Exercise input →
──────

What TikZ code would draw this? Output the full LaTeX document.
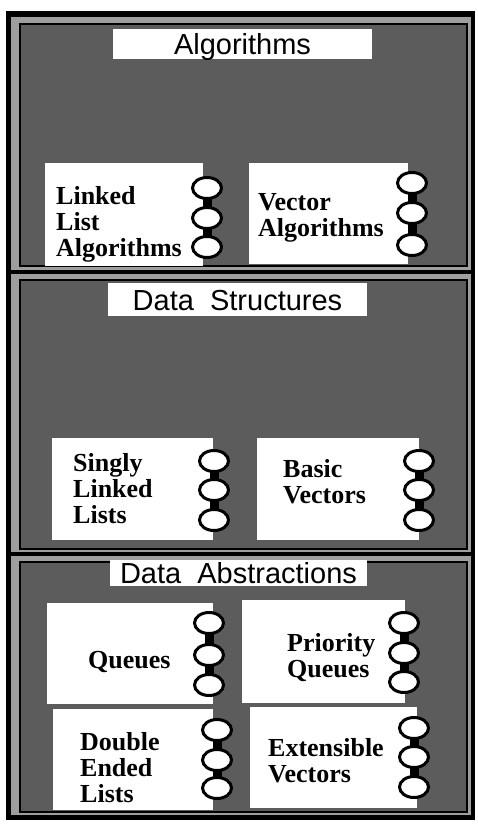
\documentclass[tikz,border=0pt]{standalone}
\usepackage{fontspec}
\setmainfont{Liberation Serif}
\setsansfont{Liberation Sans}
\tikzset{
  frame/.style={fill=black},
  band/.style={fill=black!38},
  field/.style={fill=black!64, draw=black, line width=1.5pt},
  title/.style={fill=white, inner sep=0pt, text height=21pt, text depth=0pt,
    font=\sffamily\fontsize{29}{29}\selectfont},
  comp/.style={fill=white, draw=none, inner sep=0pt, anchor=north west},
  lbl/.style={inner sep=0pt, anchor=base west, align=left,
    font=\bfseries\fontsize{26}{26}\selectfont},
  knob/.style={fill=white, draw=black, line width=3pt},
  knobbar/.style={draw=black, line width=9pt}
}
% a column of three connector knobs on a component's right edge
\newcommand\compknobs[4]{%
  \draw[knobbar] (#1,#2) -- (#1,#4);
  \foreach \ky in {#2,#3,#4} \draw[knob] (#1,\ky) ellipse (14.5pt and 10.5pt);
}
\begin{document}
\begin{tikzpicture}[x=1pt,y=-1pt]
\useasboundingbox (0,0) rectangle (477,825);
\fill[white] (0,0) rectangle (477,825);

% outer frame
\fill[frame] (6,11) rectangle (475,820);

% three layers
\fill[band] (11,17) rectangle (471,270);
\draw[field] (20,24) rectangle (467,266);
\fill[band] (11,274) rectangle (471,552);
\draw[field] (20,280) rectangle (467,549);
\fill[band] (11,556) rectangle (471,815);
\draw[field] (20,562) rectangle (467,812);

% layer titles
\node[title, minimum width=259pt, minimum height=30pt] (talg) at (242.5,44) {Algorithms};
\node[title, minimum width=259pt, minimum height=33pt] (tds) at (237.5,299.5) {Data\ \ Structures};
\node[title, minimum width=257pt, minimum height=26pt] (tda) at (238.5,573) {Data\ \ Abstractions};

% Algorithms layer (label nodes sit on the baseline of their last line)
\node[comp, minimum width=158pt, minimum height=103pt] (lla) at (45,163) {};
\compknobs{207}{188}{218}{247}
\node[lbl] (llat) at (56,256) {Linked\\List\\Algorithms};
\node[comp, minimum width=159pt, minimum height=101pt] (va) at (249,163) {};
\compknobs{412}{183}{213}{245}
\node[lbl] (vat) at (258,236) {Vector\\Algorithms};

% Data Structures layer
\node[comp, minimum width=161pt, minimum height=102pt] (sll) at (52,438) {};
\compknobs{214}{461}{490}{520}
\node[lbl] (sllt) at (73,523) {Singly\\Linked\\Lists};
\node[comp, minimum width=162pt, minimum height=102pt] (bv) at (257,438) {};
\compknobs{419}{461}{490}{520}
\node[lbl] (bvt) at (283,503) {Basic\\Vectors};

% Data Abstractions layer
\node[comp, minimum width=166pt, minimum height=101pt] (q) at (47,603) {};
\compknobs{209}{623}{655}{685}
\node[lbl] (qt) at (88,668) {Queues};
\node[comp, minimum width=163pt, minimum height=103pt] (pq) at (242,600) {};
\compknobs{404}{623}{653}{682}
\node[lbl] (pqt) at (287,677) {Priority\\Queues};
\node[comp, minimum width=160pt, minimum height=101pt] (del) at (53,709) {};
\compknobs{217}{730}{760}{788}
\node[lbl] (delt) at (80,802) {Double\\Ended\\Lists};
\node[comp, minimum width=167pt, minimum height=101pt] (ev) at (250,707) {};
\compknobs{414}{728}{757}{787}
\node[lbl] (evt) at (268,782) {Extensible\\Vectors};
\end{tikzpicture}
\end{document}
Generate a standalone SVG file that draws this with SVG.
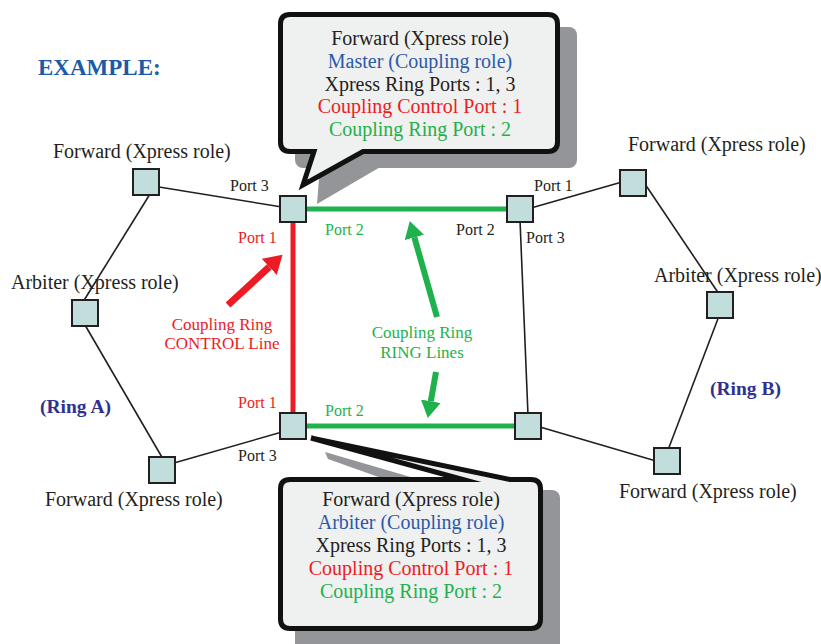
<svg xmlns="http://www.w3.org/2000/svg" width="821" height="644" viewBox="0 0 821 644">
<style>
text{font-family:"Liberation Serif","Times New Roman",serif;}
.lbl{font-size:20px;fill:#231f20;}
.port{font-size:16px;fill:#231f20;}
.red{fill:#ed1c24;}
.green{fill:#1fb14c;}
.blue{fill:#2b5aa8;}
.ring{font-size:19.5px;font-weight:bold;fill:#2e3192;}
.node{fill:#c1dedd;stroke:#231f20;stroke-width:2;}
.thin{stroke:#231f20;stroke-width:1.6;fill:none;}
.callout{fill:#eff0f0;stroke:#111;stroke-width:5;stroke-linejoin:miter;stroke-miterlimit:10;}
.shadow{fill:#939598;}
.ct{font-size:20px;text-anchor:middle;}
</style>
<defs>
<marker id="headR" markerUnits="userSpaceOnUse" markerWidth="20" markerHeight="24" refX="0" refY="11" orient="auto" viewBox="0 0 20 22">
<path d="M0,0 L18,11 L0,22 z" fill="#ed1c24"/>
</marker>
<marker id="headG" markerUnits="userSpaceOnUse" markerWidth="20" markerHeight="24" refX="0" refY="10" orient="auto" viewBox="0 0 20 20">
<path d="M0,0 L17,10 L0,20 z" fill="#1fb14c"/>
</marker>
</defs>
<rect width="821" height="644" fill="#ffffff"/>

<text x="38" y="75" style="font-size:23px;font-weight:bold;fill:#1c5aa6">EXAMPLE:</text>

<!-- callout shadows -->
<g id="shadows">
<rect class="shadow" x="295" y="27" width="282" height="141" rx="8"/>
<polygon class="shadow" points="320,166 317,204 382,166"/>
<rect class="shadow" x="295" y="490" width="265" height="170" rx="8"/>
<polygon class="shadow" points="325,452 328,459 415,490 455,490"/>
</g>

<g id="connectors">
<line class="thin" x1="159" y1="187" x2="282" y2="207"/>
<line class="thin" x1="150" y1="194" x2="83" y2="302"/>
<line class="thin" x1="85" y1="325" x2="163" y2="459"/>
<line class="thin" x1="174" y1="463" x2="282" y2="432"/>
<line class="thin" x1="531" y1="208" x2="622" y2="182"/>
<line class="thin" x1="645" y1="184" x2="719" y2="294"/>
<line class="thin" x1="719" y1="316" x2="668" y2="450"/>
<line class="thin" x1="656" y1="461" x2="540" y2="427"/>
<line class="thin" x1="520" y1="220" x2="528" y2="415"/>
<line x1="293" y1="209" x2="293" y2="426" stroke="#ed1c24" stroke-width="5"/>
<line x1="293" y1="209" x2="520" y2="209" stroke="#1fb14c" stroke-width="5"/>
<line x1="293" y1="426" x2="528" y2="426" stroke="#1fb14c" stroke-width="5"/>
<line x1="228" y1="305" x2="269.3" y2="266.9" stroke="#ed1c24" stroke-width="7" marker-end="url(#headR)"/>
<line x1="437" y1="317" x2="414.4" y2="237.4" stroke="#1fb14c" stroke-width="6" marker-end="url(#headG)"/>
<line x1="436" y1="372" x2="430.8" y2="401.2" stroke="#1fb14c" stroke-width="6" marker-end="url(#headG)"/>
</g>

<!-- Ring A -->
<g id="ringA-forward-top">
<rect class="node" x="133" y="169" width="26" height="26"/>
<text class="lbl" x="53" y="158">Forward (Xpress role)</text>
</g>
<g id="ringA-arbiter">
<rect class="node" x="72" y="300" width="26" height="26"/>
<text class="lbl" x="11" y="289">Arbiter (Xpress role)</text>
</g>
<g id="ringA-forward-bottom">
<rect class="node" x="149" y="457" width="26" height="26"/>
<text class="lbl" x="45" y="506">Forward (Xpress role)</text>
</g>
<text class="ring" x="40" y="413">(Ring A)</text>

<g id="coupling-master">
<rect class="node" x="280" y="196" width="26" height="26"/>
<text class="port" x="230" y="191">Port 3</text>
<text class="port red" x="238" y="243">Port 1</text>
<text class="port green" x="325" y="235">Port 2</text>
</g>
<g id="coupling-arbiter">
<rect class="node" x="280" y="413" width="26" height="26"/>
<text class="port red" x="238" y="408">Port 1</text>
<text class="port" x="238" y="461">Port 3</text>
<text class="port green" x="325" y="416">Port 2</text>
</g>

<!-- Ring B -->
<g id="ringB-coupling-top">
<rect class="node" x="507" y="196" width="26" height="26"/>
<text class="port" x="534" y="191">Port 1</text>
<text class="port" x="526" y="243">Port 3</text>
<text class="port" x="456" y="235">Port 2</text>
</g>
<g id="ringB-forward-top">
<rect class="node" x="620" y="170" width="26" height="26"/>
<text class="lbl" x="628" y="151">Forward (Xpress role)</text>
</g>
<g id="ringB-arbiter">
<rect class="node" x="707" y="292" width="26" height="26"/>
<text class="lbl" x="654" y="282">Arbiter (Xpress role)</text>
</g>
<g id="ringB-forward-bottom">
<rect class="node" x="654" y="448" width="26" height="26"/>
<text class="lbl" x="619" y="498">Forward (Xpress role)</text>
</g>
<g id="ringB-coupling-bottom">
<rect class="node" x="515" y="413" width="26" height="26"/>
</g>
<text class="ring" x="710" y="395">(Ring B)</text>

<g id="label-control">
<text class="red" x="222" y="330" style="font-size:17px;text-anchor:middle">Coupling Ring</text>
<text class="red" x="222" y="349" style="font-size:17px;text-anchor:middle">CONTROL Line</text>
</g>
<g id="label-ring">
<text class="green" x="422" y="338" style="font-size:17px;text-anchor:middle">Coupling Ring</text>
<text class="green" x="422" y="358" style="font-size:17px;text-anchor:middle">RING Lines</text>
</g>

<g id="callout-master">
<path class="callout" d="M290,14.5 H548 Q557.5,14.5 557.5,24 V142 Q557.5,151.5 548,151.5 H363 L303,185 L314,151.5 H290 Q280.5,151.5 280.5,142 V24 Q280.5,14.5 290,14.5 Z"/>
<text class="ct" x="420" y="45" fill="#231f20">Forward (Xpress role)</text>
<text class="ct blue" x="420" y="68">Master (Coupling role)</text>
<text class="ct" x="420" y="91" fill="#231f20">Xpress Ring Ports : 1, 3</text>
<text class="ct red" x="420" y="113">Coupling Control Port : 1</text>
<text class="ct green" x="420" y="136">Coupling Ring Port : 2</text>
</g>

<g id="callout-arbiter">
<path class="callout" d="M290,479.5 H463 L311,438 L510,479.5 H531 Q540.5,479.5 540.5,489 V619 Q540.5,628.5 531,628.5 H290 Q280.5,628.5 280.5,619 V489 Q280.5,479.5 290,479.5 Z"/>
<text class="ct" x="411" y="506" fill="#231f20">Forward (Xpress role)</text>
<text class="ct blue" x="411" y="529">Arbiter (Coupling role)</text>
<text class="ct" x="411" y="552" fill="#231f20">Xpress Ring Ports : 1, 3</text>
<text class="ct red" x="411" y="575">Coupling Control Port : 1</text>
<text class="ct green" x="411" y="598">Coupling Ring Port : 2</text>
</g>
</svg>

──────

The exercise → State how many lines above include the word "this", and nothing more.

Worked answer → 2